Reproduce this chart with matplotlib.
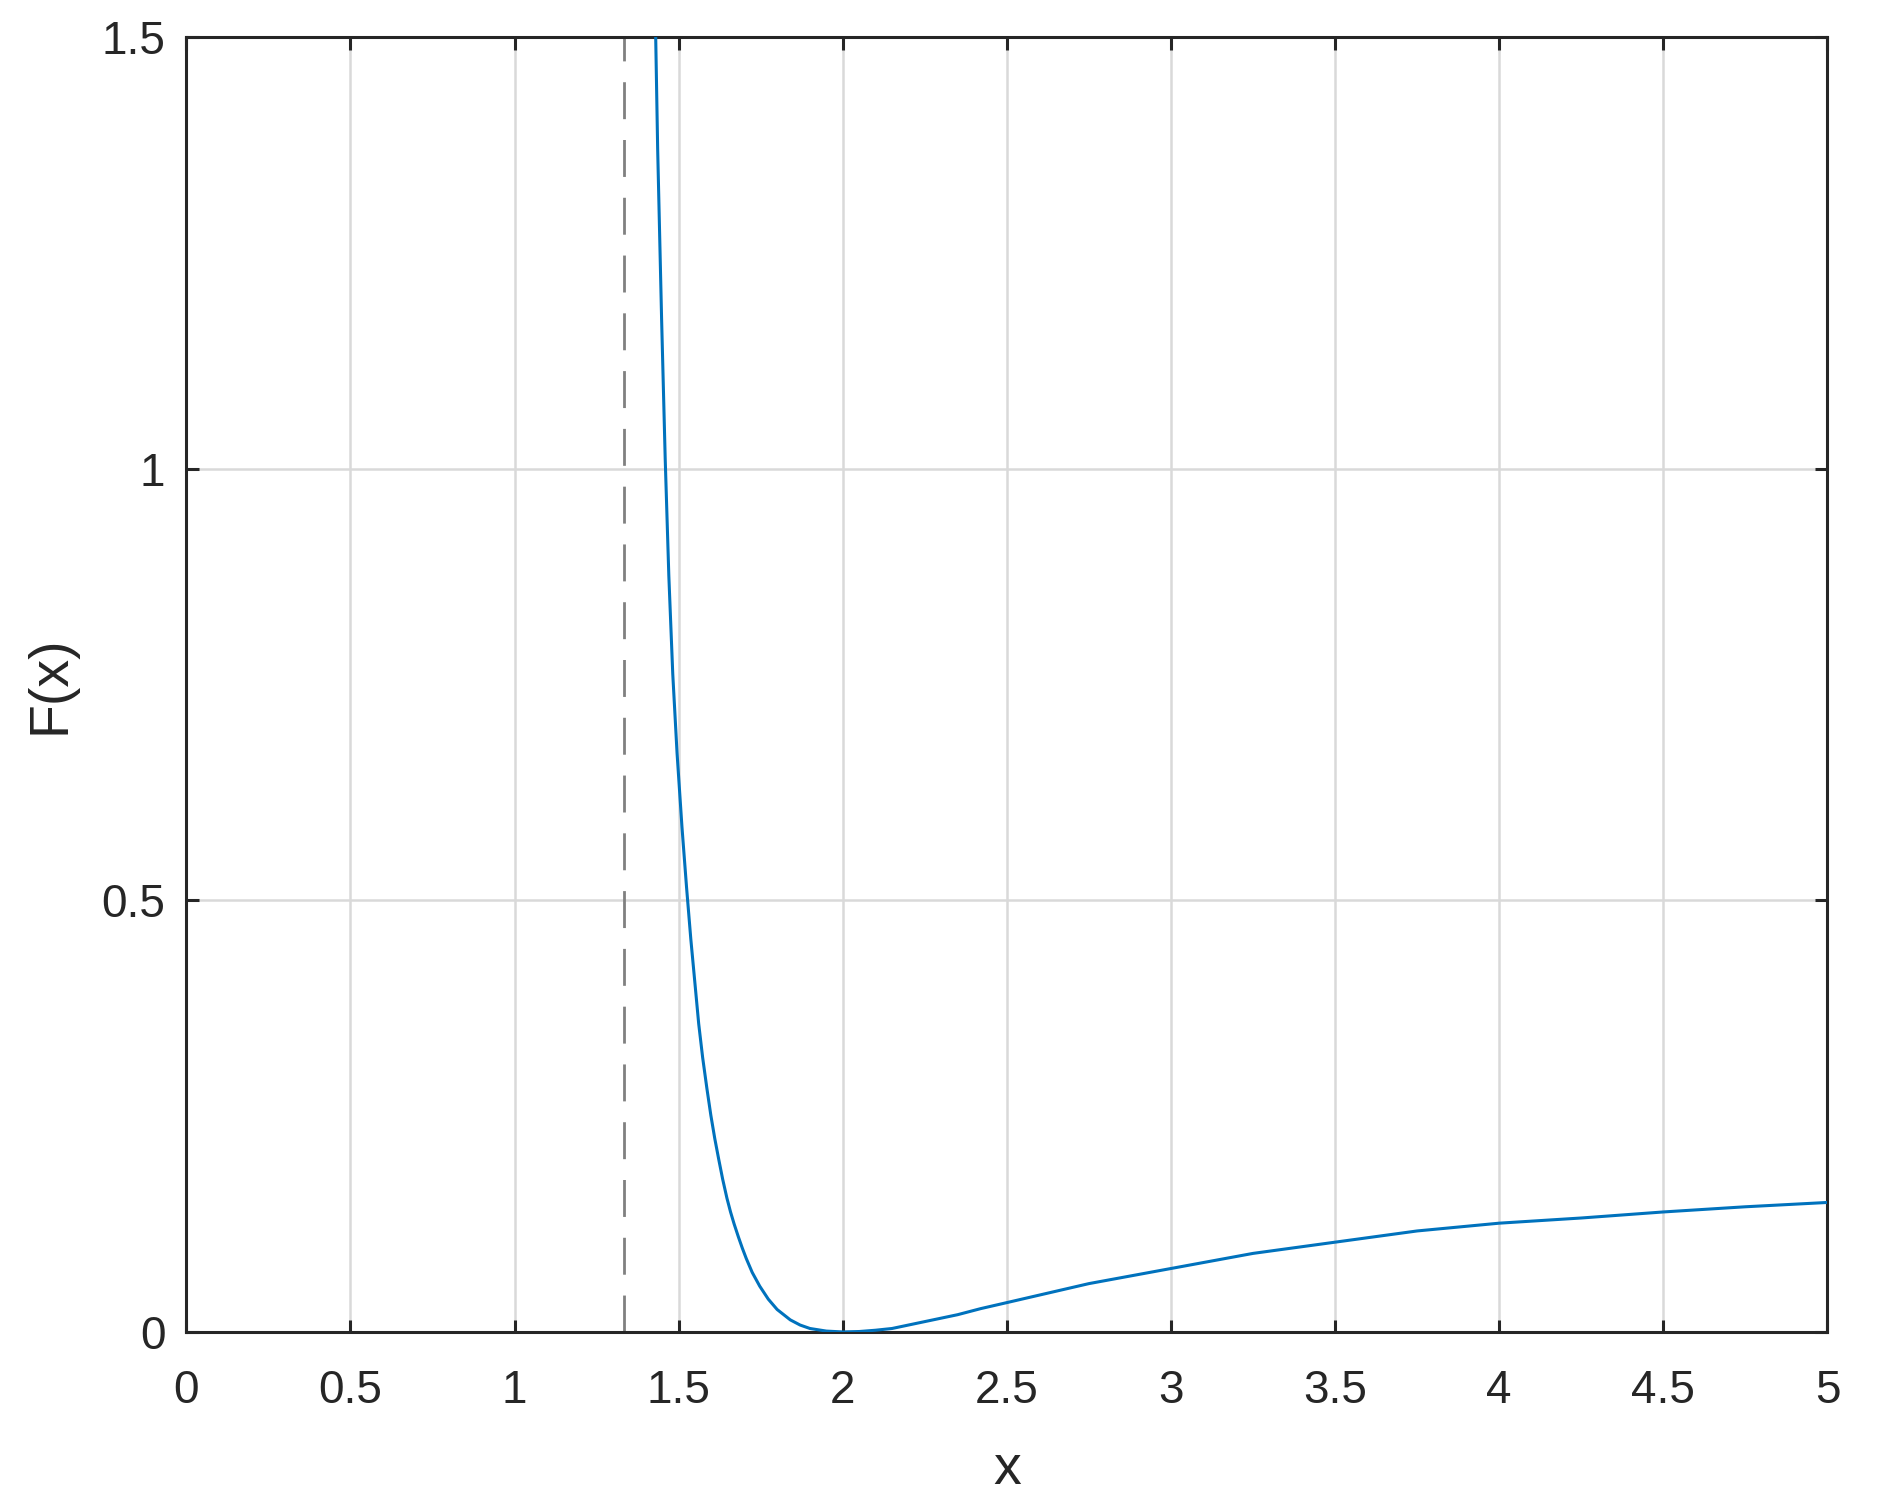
import matplotlib
matplotlib.use("Agg")
import matplotlib.pyplot as plt

# ---- data ----
x_vals = [1.425, 1.430, 1.436, 1.448, 1.459, 1.470, 1.482, 1.495, 1.510, 1.524,
          1.537, 1.550, 1.561, 1.573, 1.586, 1.598, 1.610, 1.622, 1.634, 1.647,
          1.658, 1.669, 1.682, 1.694, 1.706, 1.724, 1.747, 1.773, 1.800, 1.840,
          1.870, 1.900, 1.950, 2.000, 2.050, 2.100, 2.150, 2.200, 2.250, 2.300,
          2.350, 2.420, 2.500, 2.750, 3.000, 3.250, 3.500, 3.750, 4.000, 4.250,
          4.500, 4.750, 5.000]
F_vals = [1.56, 1.50, 1.370, 1.173, 1.011, 0.876, 0.762, 0.671, 0.585, 0.515,
          0.455, 0.402, 0.357, 0.318, 0.282, 0.251, 0.224, 0.200, 0.177, 0.155,
          0.139, 0.125, 0.110, 0.097, 0.085, 0.069, 0.053, 0.038, 0.026, 0.014,
          0.008, 0.004, 0.001, 0.0, 0.0005, 0.002, 0.004, 0.008, 0.012, 0.016,
          0.020, 0.027, 0.034, 0.056, 0.0735, 0.091, 0.104, 0.117, 0.126, 0.132,
          0.139, 0.145, 0.150]
asymptote_x = 1.333

x_ticks = [0, 0.5, 1, 1.5, 2, 2.5, 3, 3.5, 4, 4.5, 5]
x_tick_labels = ["0", "0.5", "1", "1.5", "2", "2.5", "3", "3.5", "4", "4.5", "5"]
y_ticks = [0, 0.5, 1, 1.5]
y_tick_labels = ["0", "0.5", "1", "1.5"]

plt.rcParams['font.family'] = ['Liberation Sans', 'DejaVu Sans']

fig = plt.figure(figsize=(18.84, 15.11), dpi=100)
ax = fig.add_axes([0.0989, 0.1185, 0.8711, 0.857])

ax.plot(x_vals, F_vals, color="#0072BD", lw=2.2, zorder=3)
ax.axvline(asymptote_x, color="#808080", lw=2.0, ls=(0, (13.3, 7.5)), zorder=2)

ax.set_xlim(0, 5)
ax.set_ylim(0, 1.5)
ax.set_xticks(x_ticks)
ax.set_xticklabels(x_tick_labels)
ax.set_yticks(y_ticks)
ax.set_yticklabels(y_tick_labels)

ax.grid(True, color="#d9d9d9", lw=1.8)
ax.set_axisbelow(True)

for s in ax.spines.values():
    s.set_color("#262626")
    s.set_linewidth(2.2)

ax.tick_params(axis="both", direction="in", length=9, width=2.2, color="#262626",
               labelsize=33, labelcolor="#262626", top=True, right=True)
ax.tick_params(axis="x", pad=27)
ax.tick_params(axis="y", pad=15)

ax.set_xlabel("x", fontsize=40, color="#262626", labelpad=22)
ax.set_ylabel("F(x)", fontsize=40, color="#262626", labelpad=18)

fig.savefig("out.png", dpi=100, facecolor="white")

PROBLEM REQUIREMENTS >>
Without the pictures, return the listing above from its first line through the line that has "import matplotlib.pyplot as plt".

TASK RESULT >>
Reproduce this chart with matplotlib.
import matplotlib
matplotlib.use("Agg")
import matplotlib.pyplot as plt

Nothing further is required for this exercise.